[Dataset excerpt]
——
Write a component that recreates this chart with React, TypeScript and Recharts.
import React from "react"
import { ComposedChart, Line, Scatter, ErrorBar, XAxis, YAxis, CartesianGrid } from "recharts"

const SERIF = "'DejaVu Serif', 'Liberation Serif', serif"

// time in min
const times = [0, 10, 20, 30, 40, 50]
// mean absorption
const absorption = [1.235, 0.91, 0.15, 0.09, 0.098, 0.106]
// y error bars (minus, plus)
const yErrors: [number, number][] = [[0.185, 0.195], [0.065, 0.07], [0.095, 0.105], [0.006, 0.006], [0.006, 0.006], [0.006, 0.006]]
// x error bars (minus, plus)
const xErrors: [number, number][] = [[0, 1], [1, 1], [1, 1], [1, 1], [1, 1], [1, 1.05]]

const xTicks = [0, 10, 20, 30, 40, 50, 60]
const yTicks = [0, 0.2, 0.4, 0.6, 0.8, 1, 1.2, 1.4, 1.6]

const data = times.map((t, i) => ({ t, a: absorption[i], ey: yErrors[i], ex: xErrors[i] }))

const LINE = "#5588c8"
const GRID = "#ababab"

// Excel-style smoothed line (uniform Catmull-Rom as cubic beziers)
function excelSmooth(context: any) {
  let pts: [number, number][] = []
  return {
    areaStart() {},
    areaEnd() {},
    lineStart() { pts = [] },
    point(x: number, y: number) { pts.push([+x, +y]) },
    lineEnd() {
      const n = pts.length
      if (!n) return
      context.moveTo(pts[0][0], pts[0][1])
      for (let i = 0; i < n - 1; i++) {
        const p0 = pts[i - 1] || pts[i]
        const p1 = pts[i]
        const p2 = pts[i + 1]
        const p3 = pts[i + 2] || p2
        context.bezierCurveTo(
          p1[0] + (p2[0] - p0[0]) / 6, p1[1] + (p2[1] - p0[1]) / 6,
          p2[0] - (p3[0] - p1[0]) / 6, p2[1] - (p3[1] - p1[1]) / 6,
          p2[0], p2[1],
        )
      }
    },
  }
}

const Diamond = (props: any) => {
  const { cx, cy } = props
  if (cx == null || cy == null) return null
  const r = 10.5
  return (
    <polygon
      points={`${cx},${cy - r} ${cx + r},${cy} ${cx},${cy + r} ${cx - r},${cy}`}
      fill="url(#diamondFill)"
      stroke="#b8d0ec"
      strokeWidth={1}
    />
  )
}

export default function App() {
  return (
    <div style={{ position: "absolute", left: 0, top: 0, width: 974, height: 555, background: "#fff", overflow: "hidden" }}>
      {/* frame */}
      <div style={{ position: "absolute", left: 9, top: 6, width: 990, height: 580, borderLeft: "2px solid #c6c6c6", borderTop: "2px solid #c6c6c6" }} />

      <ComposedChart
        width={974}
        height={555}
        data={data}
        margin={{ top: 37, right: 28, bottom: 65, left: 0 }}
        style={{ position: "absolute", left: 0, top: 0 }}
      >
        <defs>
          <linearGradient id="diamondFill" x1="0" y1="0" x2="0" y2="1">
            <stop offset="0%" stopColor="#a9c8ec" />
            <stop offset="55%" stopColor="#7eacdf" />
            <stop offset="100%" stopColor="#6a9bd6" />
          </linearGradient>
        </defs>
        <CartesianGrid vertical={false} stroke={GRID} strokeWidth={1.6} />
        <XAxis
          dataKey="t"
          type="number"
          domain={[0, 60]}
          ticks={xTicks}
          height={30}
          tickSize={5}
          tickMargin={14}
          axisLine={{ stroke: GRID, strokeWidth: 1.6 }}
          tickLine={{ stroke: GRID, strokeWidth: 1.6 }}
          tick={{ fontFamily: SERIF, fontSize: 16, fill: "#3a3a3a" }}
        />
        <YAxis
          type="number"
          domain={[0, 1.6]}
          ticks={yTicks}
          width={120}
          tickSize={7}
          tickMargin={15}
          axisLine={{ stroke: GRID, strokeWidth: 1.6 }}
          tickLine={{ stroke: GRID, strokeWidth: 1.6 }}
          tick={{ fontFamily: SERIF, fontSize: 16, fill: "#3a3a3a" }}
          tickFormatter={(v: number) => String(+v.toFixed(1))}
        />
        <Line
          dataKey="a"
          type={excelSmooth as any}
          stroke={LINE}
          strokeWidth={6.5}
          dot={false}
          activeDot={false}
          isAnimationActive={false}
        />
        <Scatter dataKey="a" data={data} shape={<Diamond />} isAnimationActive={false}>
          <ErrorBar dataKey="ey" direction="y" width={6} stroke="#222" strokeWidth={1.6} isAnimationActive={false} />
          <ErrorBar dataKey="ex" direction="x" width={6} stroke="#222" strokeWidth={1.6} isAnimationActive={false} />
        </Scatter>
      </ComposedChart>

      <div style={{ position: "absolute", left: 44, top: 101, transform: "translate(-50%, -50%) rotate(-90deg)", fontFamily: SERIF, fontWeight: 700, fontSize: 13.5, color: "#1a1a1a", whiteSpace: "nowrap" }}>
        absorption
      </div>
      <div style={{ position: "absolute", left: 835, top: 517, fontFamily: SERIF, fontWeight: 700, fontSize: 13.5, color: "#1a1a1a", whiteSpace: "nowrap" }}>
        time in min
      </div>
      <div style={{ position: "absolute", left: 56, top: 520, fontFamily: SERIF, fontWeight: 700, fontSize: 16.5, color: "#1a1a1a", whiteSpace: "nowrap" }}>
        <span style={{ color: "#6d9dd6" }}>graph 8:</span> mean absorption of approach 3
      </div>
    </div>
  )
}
——
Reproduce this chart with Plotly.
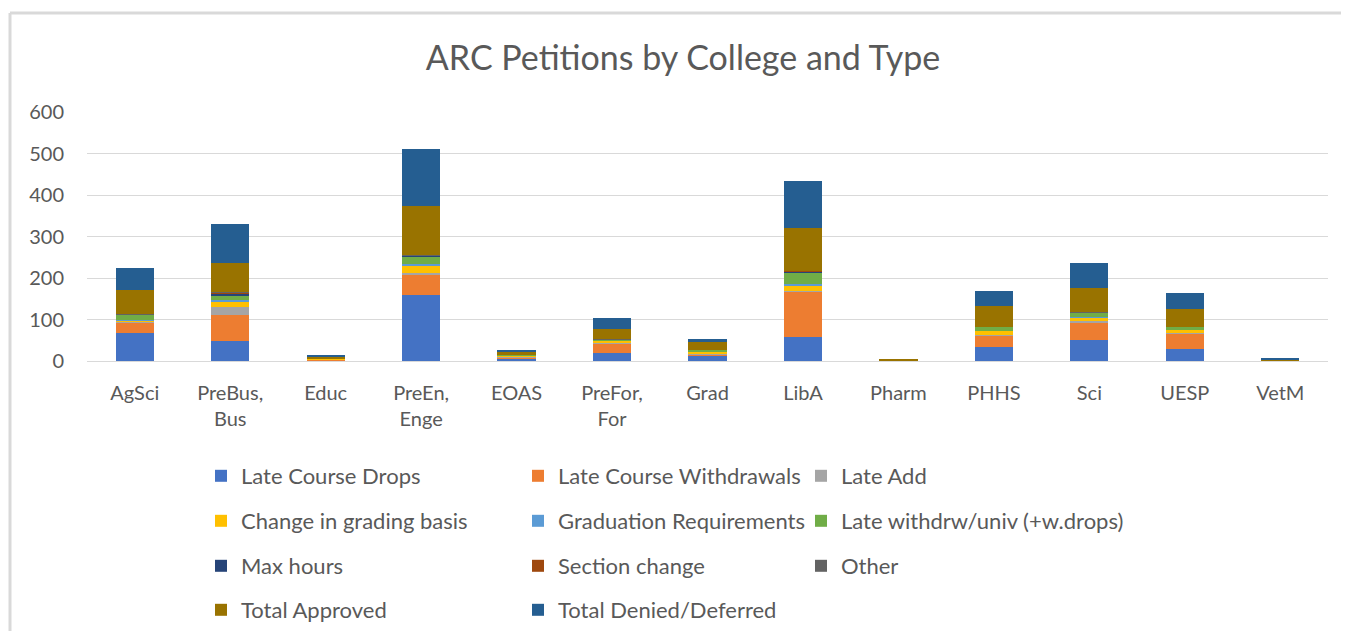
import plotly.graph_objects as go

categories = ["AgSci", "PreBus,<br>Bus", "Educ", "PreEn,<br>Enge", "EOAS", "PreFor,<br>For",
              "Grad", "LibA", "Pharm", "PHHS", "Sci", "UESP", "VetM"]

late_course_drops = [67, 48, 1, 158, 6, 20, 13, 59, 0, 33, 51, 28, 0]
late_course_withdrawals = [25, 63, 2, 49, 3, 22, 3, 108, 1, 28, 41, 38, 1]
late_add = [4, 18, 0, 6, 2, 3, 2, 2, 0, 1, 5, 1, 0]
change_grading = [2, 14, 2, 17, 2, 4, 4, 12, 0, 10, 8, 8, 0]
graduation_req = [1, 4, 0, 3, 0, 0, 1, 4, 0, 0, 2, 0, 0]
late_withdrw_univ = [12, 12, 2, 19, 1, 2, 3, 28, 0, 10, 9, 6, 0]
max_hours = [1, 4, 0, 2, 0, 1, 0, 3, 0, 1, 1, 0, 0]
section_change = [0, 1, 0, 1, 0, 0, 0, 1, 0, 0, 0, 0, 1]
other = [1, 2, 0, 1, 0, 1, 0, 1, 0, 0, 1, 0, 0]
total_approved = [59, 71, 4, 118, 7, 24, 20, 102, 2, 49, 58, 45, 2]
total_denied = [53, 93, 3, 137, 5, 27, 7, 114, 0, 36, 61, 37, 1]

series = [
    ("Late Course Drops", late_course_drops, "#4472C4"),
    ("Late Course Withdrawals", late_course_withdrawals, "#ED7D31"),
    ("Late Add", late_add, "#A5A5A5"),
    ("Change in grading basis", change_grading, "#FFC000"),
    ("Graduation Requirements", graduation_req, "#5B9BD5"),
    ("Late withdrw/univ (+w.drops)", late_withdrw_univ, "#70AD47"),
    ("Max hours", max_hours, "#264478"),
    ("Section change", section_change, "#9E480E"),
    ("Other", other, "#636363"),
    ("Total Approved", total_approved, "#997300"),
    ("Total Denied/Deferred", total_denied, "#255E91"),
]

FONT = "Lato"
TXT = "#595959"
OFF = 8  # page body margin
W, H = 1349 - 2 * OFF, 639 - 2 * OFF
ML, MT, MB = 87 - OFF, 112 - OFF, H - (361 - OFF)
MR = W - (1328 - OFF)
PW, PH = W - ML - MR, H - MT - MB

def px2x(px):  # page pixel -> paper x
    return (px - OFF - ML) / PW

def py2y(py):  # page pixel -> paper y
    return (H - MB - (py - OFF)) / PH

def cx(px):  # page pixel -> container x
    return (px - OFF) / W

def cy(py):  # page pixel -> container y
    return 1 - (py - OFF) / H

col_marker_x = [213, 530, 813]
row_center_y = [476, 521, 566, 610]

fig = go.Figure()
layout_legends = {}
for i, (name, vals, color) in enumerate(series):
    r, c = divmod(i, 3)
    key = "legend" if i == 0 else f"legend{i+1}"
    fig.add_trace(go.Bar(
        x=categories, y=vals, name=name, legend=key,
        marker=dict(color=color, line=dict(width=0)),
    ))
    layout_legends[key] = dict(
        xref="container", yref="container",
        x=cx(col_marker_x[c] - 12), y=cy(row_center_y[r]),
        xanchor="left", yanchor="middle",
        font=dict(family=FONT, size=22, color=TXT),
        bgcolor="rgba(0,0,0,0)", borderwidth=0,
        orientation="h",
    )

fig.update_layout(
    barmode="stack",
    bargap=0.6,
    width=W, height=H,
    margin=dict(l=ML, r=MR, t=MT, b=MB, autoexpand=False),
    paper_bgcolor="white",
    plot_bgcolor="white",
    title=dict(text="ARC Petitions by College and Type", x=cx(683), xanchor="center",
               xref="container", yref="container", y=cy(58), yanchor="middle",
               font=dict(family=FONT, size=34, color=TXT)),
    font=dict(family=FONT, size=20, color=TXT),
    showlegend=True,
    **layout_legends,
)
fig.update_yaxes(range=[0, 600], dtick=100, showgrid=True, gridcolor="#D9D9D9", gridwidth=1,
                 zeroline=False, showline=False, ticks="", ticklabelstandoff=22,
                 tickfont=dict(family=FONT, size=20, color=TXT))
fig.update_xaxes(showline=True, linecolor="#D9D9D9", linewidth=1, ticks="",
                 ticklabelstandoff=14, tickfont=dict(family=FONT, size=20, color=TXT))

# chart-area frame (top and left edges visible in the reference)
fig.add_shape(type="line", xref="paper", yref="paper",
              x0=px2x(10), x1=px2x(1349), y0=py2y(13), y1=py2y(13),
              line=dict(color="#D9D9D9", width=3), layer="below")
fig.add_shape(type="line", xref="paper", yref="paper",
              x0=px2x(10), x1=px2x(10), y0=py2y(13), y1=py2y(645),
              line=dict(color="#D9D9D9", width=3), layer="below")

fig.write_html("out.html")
——
What is being asked :: Within the listing above, give again exactly every line from the line with "Write a component" through the line with "XAxis, YAxis, CartesianGrid", both included, and no other line.

Correct output ::
Write a component that recreates this chart with React, TypeScript and Recharts.
import React from "react"
import { ComposedChart, Line, Scatter, ErrorBar, XAxis, YAxis, CartesianGrid } from "recharts"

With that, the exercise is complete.